Exercise -
Repeat the material verbatim. Images are excluded from the copy.
# START OF Dataset excerpt
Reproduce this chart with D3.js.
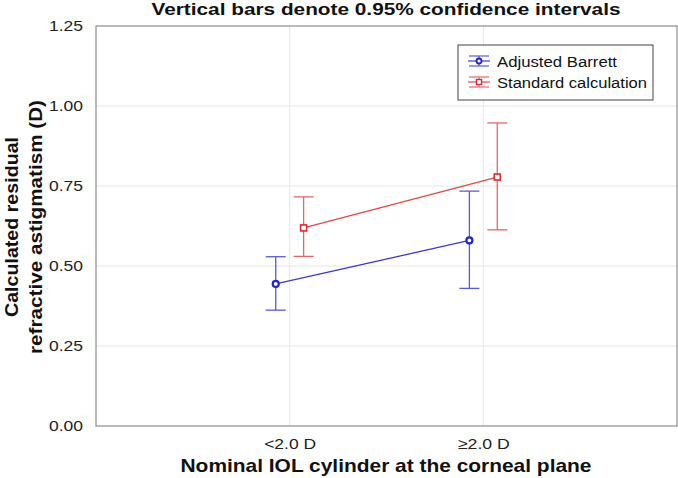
<!DOCTYPE html>
<html><head><meta charset="utf-8">
<script src="https://cdn.jsdelivr.net/npm/d3@7"></script>
<style>body{margin:0;background:#fff}svg{display:block;font-family:"Liberation Sans",Arial,sans-serif}</style>
</head><body><svg id="c" width="678" height="478"></svg>
<script>
const categories = ["<2.0 D", "\u22652.0 D"];
const seriesNames = ["Adjusted Barrett", "Standard calculation"];
const barrettMean = [0.444, 0.580];
const barrettLow = [0.362, 0.430];
const barrettHigh = [0.529, 0.734];
const standardMean = [0.619, 0.778];
const standardLow = [0.530, 0.613];
const standardHigh = [0.716, 0.947];
const yTicks = [0, 0.25, 0.5, 0.75, 1.0, 1.25];

const svg = d3.select("#c");
const L = 96, R = 677, T = 26, B = 426;
const x = d3.scaleLinear().domain([0, 3]).range([L, R]);
const y = d3.scaleLinear().domain([0, 1.25]).range([B, T]);
const FF = "Liberation Sans, Arial, sans-serif";

// grid
svg.append("g").selectAll("line").data(yTicks.slice(1, -1)).join("line")
  .attr("x1", L).attr("x2", R).attr("y1", d => y(d)).attr("y2", d => y(d))
  .attr("stroke", "#e6e6e6").attr("stroke-width", 1);
svg.append("g").selectAll("line").data([1, 2]).join("line")
  .attr("y1", T).attr("y2", B).attr("x1", d => x(d)).attr("x2", d => x(d))
  .attr("stroke", "#e6e6e6").attr("stroke-width", 1);

// frame
svg.append("rect").attr("x", L).attr("y", T).attr("width", R - L).attr("height", B - T)
  .attr("fill", "none").attr("stroke", "#777").attr("stroke-width", 1);

// y axis ticks
const ya = svg.append("g").attr("transform", `translate(${L},0)`)
  .call(d3.axisLeft(y).tickValues(yTicks).tickFormat(d3.format(".2f")).tickSize(0).tickPadding(13));
ya.select(".domain").remove();
ya.selectAll("text").attr("font-size", 15).attr("fill", "#222").attr("font-family", FF)
  .attr("textLength", 34).attr("lengthAdjust", "spacingAndGlyphs");

// x axis
const xa = svg.append("g").attr("transform", `translate(0,${B})`)
  .call(d3.axisBottom(x).tickValues([1, 2]).tickFormat(d => categories[d - 1]).tickSize(0).tickPadding(12));
xa.select(".domain").remove();
xa.selectAll("text").attr("font-size", 15).attr("fill", "#222").attr("font-family", FF)
  .attr("textLength", 52).attr("lengthAdjust", "spacingAndGlyphs");

// series
const series = [
  {name: seriesNames[0], mean: barrettMean, lo: barrettLow, hi: barrettHigh, off: -0.072, line: "#3a3ad6", bar: "#5a5ad8", pt: "#2323cc", shape: "circle", tl: 120},
  {name: seriesNames[1], mean: standardMean, lo: standardLow, hi: standardHigh, off: 0.072, line: "#e04848", bar: "#e06a6a", pt: "#dd2b2b", shape: "square", tl: 150}
];
const cap = 10;
series.forEach(s => {
  const g = svg.append("g");
  const xs = categories.map((c, i) => x(i + 1 + s.off));
  g.append("path").attr("d", d3.line()(xs.map((xx, i) => [xx, y(s.mean[i])])))
    .attr("fill", "none").attr("stroke", s.line).attr("stroke-width", 1.3);
  categories.forEach((c, i) => {
    const xx = xs[i];
    g.append("line").attr("x1", xx).attr("x2", xx).attr("y1", y(s.lo[i])).attr("y2", y(s.hi[i])).attr("stroke", s.bar).attr("stroke-width", 1.3);
    [s.lo[i], s.hi[i]].forEach(v => g.append("line").attr("x1", xx - cap).attr("x2", xx + cap).attr("y1", y(v)).attr("y2", y(v)).attr("stroke", s.bar).attr("stroke-width", 1.3));
    if (s.shape === "circle") {
      g.append("circle").attr("cx", xx).attr("cy", y(s.mean[i])).attr("r", 3).attr("fill", "#fff").attr("stroke", s.pt).attr("stroke-width", 2.2);
    } else {
      g.append("rect").attr("x", xx - 3).attr("y", y(s.mean[i]) - 3).attr("width", 6).attr("height", 6).attr("fill", "#fff").attr("stroke", s.pt).attr("stroke-width", 1.6);
    }
  });
});

// legend
const lg = svg.append("g");
lg.append("rect").attr("x", 458).attr("y", 45).attr("width", 195).attr("height", 55).attr("fill", "#fff").attr("stroke", "#444").attr("stroke-width", 1);
series.forEach((s, i) => {
  const cy = 61 + i * 21, cx = 479;
  lg.append("line").attr("x1", cx).attr("x2", cx).attr("y1", cy - 5).attr("y2", cy + 5).attr("stroke", s.bar).attr("stroke-width", 1.2);
  [cy - 5, cy + 5].forEach(yy => lg.append("line").attr("x1", cx - 10).attr("x2", cx + 10).attr("y1", yy).attr("y2", yy).attr("stroke", s.bar).attr("stroke-width", 1.2));
  lg.append("line").attr("x1", cx - 11).attr("x2", cx + 11).attr("y1", cy).attr("y2", cy).attr("stroke", s.line).attr("stroke-width", 1.2);
  if (s.shape === "circle") lg.append("circle").attr("cx", cx).attr("cy", cy).attr("r", 2.5).attr("fill", "#fff").attr("stroke", s.pt).attr("stroke-width", 1.8);
  else lg.append("rect").attr("x", cx - 2.5).attr("y", cy - 2.5).attr("width", 5).attr("height", 5).attr("fill", "#fff").attr("stroke", s.pt).attr("stroke-width", 1.4);
  lg.append("text").attr("x", 497).attr("y", cy + 6).attr("font-size", 15.5).attr("fill", "#111")
    .attr("textLength", s.tl).attr("lengthAdjust", "spacingAndGlyphs").text(s.name);
});

// titles
svg.append("text").attr("x", 386).attr("y", 15).attr("text-anchor", "middle").attr("font-size", 16.5).attr("font-weight", "bold").attr("fill", "#111")
  .attr("textLength", 469).attr("lengthAdjust", "spacingAndGlyphs").text("Vertical bars denote 0.95% confidence intervals");
svg.append("text").attr("x", 386).attr("y", 472).attr("text-anchor", "middle").attr("font-size", 18.5).attr("font-weight", "bold").attr("fill", "#111")
  .attr("textLength", 411).attr("lengthAdjust", "spacingAndGlyphs").text("Nominal IOL cylinder at the corneal plane");
const yt = svg.append("text").attr("transform", "translate(18,227) rotate(-90)").attr("text-anchor", "middle").attr("font-size", 18).attr("font-weight", "bold").attr("fill", "#111");
yt.append("tspan").attr("x", 0).attr("dy", 0).attr("textLength", 180).attr("lengthAdjust", "spacingAndGlyphs").text("Calculated residual");
yt.append("tspan").attr("x", 0).attr("dy", 24).attr("textLength", 254).attr("lengthAdjust", "spacingAndGlyphs").text("refractive astigmatism (D)");
</script></body></html>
# END OF Dataset excerpt
Written response -
Reproduce this chart with D3.js.
<!DOCTYPE html>
<html><head><meta charset="utf-8">
<script src="https://cdn.jsdelivr.net/npm/d3@7"></script>
<style>body{margin:0;background:#fff}svg{display:block;font-family:"Liberation Sans",Arial,sans-serif}</style>
</head><body><svg id="c" width="678" height="478"></svg>
<script>
const categories = ["<2.0 D", "\u22652.0 D"];
const seriesNames = ["Adjusted Barrett", "Standard calculation"];
const barrettMean = [0.444, 0.580];
const barrettLow = [0.362, 0.430];
const barrettHigh = [0.529, 0.734];
const standardMean = [0.619, 0.778];
const standardLow = [0.530, 0.613];
const standardHigh = [0.716, 0.947];
const yTicks = [0, 0.25, 0.5, 0.75, 1.0, 1.25];

const svg = d3.select("#c");
const L = 96, R = 677, T = 26, B = 426;
const x = d3.scaleLinear().domain([0, 3]).range([L, R]);
const y = d3.scaleLinear().domain([0, 1.25]).range([B, T]);
const FF = "Liberation Sans, Arial, sans-serif";

// grid
svg.append("g").selectAll("line").data(yTicks.slice(1, -1)).join("line")
  .attr("x1", L).attr("x2", R).attr("y1", d => y(d)).attr("y2", d => y(d))
  .attr("stroke", "#e6e6e6").attr("stroke-width", 1);
svg.append("g").selectAll("line").data([1, 2]).join("line")
  .attr("y1", T).attr("y2", B).attr("x1", d => x(d)).attr("x2", d => x(d))
  .attr("stroke", "#e6e6e6").attr("stroke-width", 1);

// frame
svg.append("rect").attr("x", L).attr("y", T).attr("width", R - L).attr("height", B - T)
  .attr("fill", "none").attr("stroke", "#777").attr("stroke-width", 1);

// y axis ticks
const ya = svg.append("g").attr("transform", `translate(${L},0)`)
  .call(d3.axisLeft(y).tickValues(yTicks).tickFormat(d3.format(".2f")).tickSize(0).tickPadding(13));
ya.select(".domain").remove();
ya.selectAll("text").attr("font-size", 15).attr("fill", "#222").attr("font-family", FF)
  .attr("textLength", 34).attr("lengthAdjust", "spacingAndGlyphs");

// x axis
const xa = svg.append("g").attr("transform", `translate(0,${B})`)
  .call(d3.axisBottom(x).tickValues([1, 2]).tickFormat(d => categories[d - 1]).tickSize(0).tickPadding(12));
xa.select(".domain").remove();
xa.selectAll("text").attr("font-size", 15).attr("fill", "#222").attr("font-family", FF)
  .attr("textLength", 52).attr("lengthAdjust", "spacingAndGlyphs");

// series
const series = [
  {name: seriesNames[0], mean: barrettMean, lo: barrettLow, hi: barrettHigh, off: -0.072, line: "#3a3ad6", bar: "#5a5ad8", pt: "#2323cc", shape: "circle", tl: 120},
  {name: seriesNames[1], mean: standardMean, lo: standardLow, hi: standardHigh, off: 0.072, line: "#e04848", bar: "#e06a6a", pt: "#dd2b2b", shape: "square", tl: 150}
];
const cap = 10;
series.forEach(s => {
  const g = svg.append("g");
  const xs = categories.map((c, i) => x(i + 1 + s.off));
  g.append("path").attr("d", d3.line()(xs.map((xx, i) => [xx, y(s.mean[i])])))
    .attr("fill", "none").attr("stroke", s.line).attr("stroke-width", 1.3);
  categories.forEach((c, i) => {
    const xx = xs[i];
    g.append("line").attr("x1", xx).attr("x2", xx).attr("y1", y(s.lo[i])).attr("y2", y(s.hi[i])).attr("stroke", s.bar).attr("stroke-width", 1.3);
    [s.lo[i], s.hi[i]].forEach(v => g.append("line").attr("x1", xx - cap).attr("x2", xx + cap).attr("y1", y(v)).attr("y2", y(v)).attr("stroke", s.bar).attr("stroke-width", 1.3));
    if (s.shape === "circle") {
      g.append("circle").attr("cx", xx).attr("cy", y(s.mean[i])).attr("r", 3).attr("fill", "#fff").attr("stroke", s.pt).attr("stroke-width", 2.2);
    } else {
      g.append("rect").attr("x", xx - 3).attr("y", y(s.mean[i]) - 3).attr("width", 6).attr("height", 6).attr("fill", "#fff").attr("stroke", s.pt).attr("stroke-width", 1.6);
    }
  });
});

// legend
const lg = svg.append("g");
lg.append("rect").attr("x", 458).attr("y", 45).attr("width", 195).attr("height", 55).attr("fill", "#fff").attr("stroke", "#444").attr("stroke-width", 1);
series.forEach((s, i) => {
  const cy = 61 + i * 21, cx = 479;
  lg.append("line").attr("x1", cx).attr("x2", cx).attr("y1", cy - 5).attr("y2", cy + 5).attr("stroke", s.bar).attr("stroke-width", 1.2);
  [cy - 5, cy + 5].forEach(yy => lg.append("line").attr("x1", cx - 10).attr("x2", cx + 10).attr("y1", yy).attr("y2", yy).attr("stroke", s.bar).attr("stroke-width", 1.2));
  lg.append("line").attr("x1", cx - 11).attr("x2", cx + 11).attr("y1", cy).attr("y2", cy).attr("stroke", s.line).attr("stroke-width", 1.2);
  if (s.shape === "circle") lg.append("circle").attr("cx", cx).attr("cy", cy).attr("r", 2.5).attr("fill", "#fff").attr("stroke", s.pt).attr("stroke-width", 1.8);
  else lg.append("rect").attr("x", cx - 2.5).attr("y", cy - 2.5).attr("width", 5).attr("height", 5).attr("fill", "#fff").attr("stroke", s.pt).attr("stroke-width", 1.4);
  lg.append("text").attr("x", 497).attr("y", cy + 6).attr("font-size", 15.5).attr("fill", "#111")
    .attr("textLength", s.tl).attr("lengthAdjust", "spacingAndGlyphs").text(s.name);
});

// titles
svg.append("text").attr("x", 386).attr("y", 15).attr("text-anchor", "middle").attr("font-size", 16.5).attr("font-weight", "bold").attr("fill", "#111")
  .attr("textLength", 469).attr("lengthAdjust", "spacingAndGlyphs").text("Vertical bars denote 0.95% confidence intervals");
svg.append("text").attr("x", 386).attr("y", 472).attr("text-anchor", "middle").attr("font-size", 18.5).attr("font-weight", "bold").attr("fill", "#111")
  .attr("textLength", 411).attr("lengthAdjust", "spacingAndGlyphs").text("Nominal IOL cylinder at the corneal plane");
const yt = svg.append("text").attr("transform", "translate(18,227) rotate(-90)").attr("text-anchor", "middle").attr("font-size", 18).attr("font-weight", "bold").attr("fill", "#111");
yt.append("tspan").attr("x", 0).attr("dy", 0).attr("textLength", 180).attr("lengthAdjust", "spacingAndGlyphs").text("Calculated residual");
yt.append("tspan").attr("x", 0).attr("dy", 24).attr("textLength", 254).attr("lengthAdjust", "spacingAndGlyphs").text("refractive astigmatism (D)");
</script></body></html>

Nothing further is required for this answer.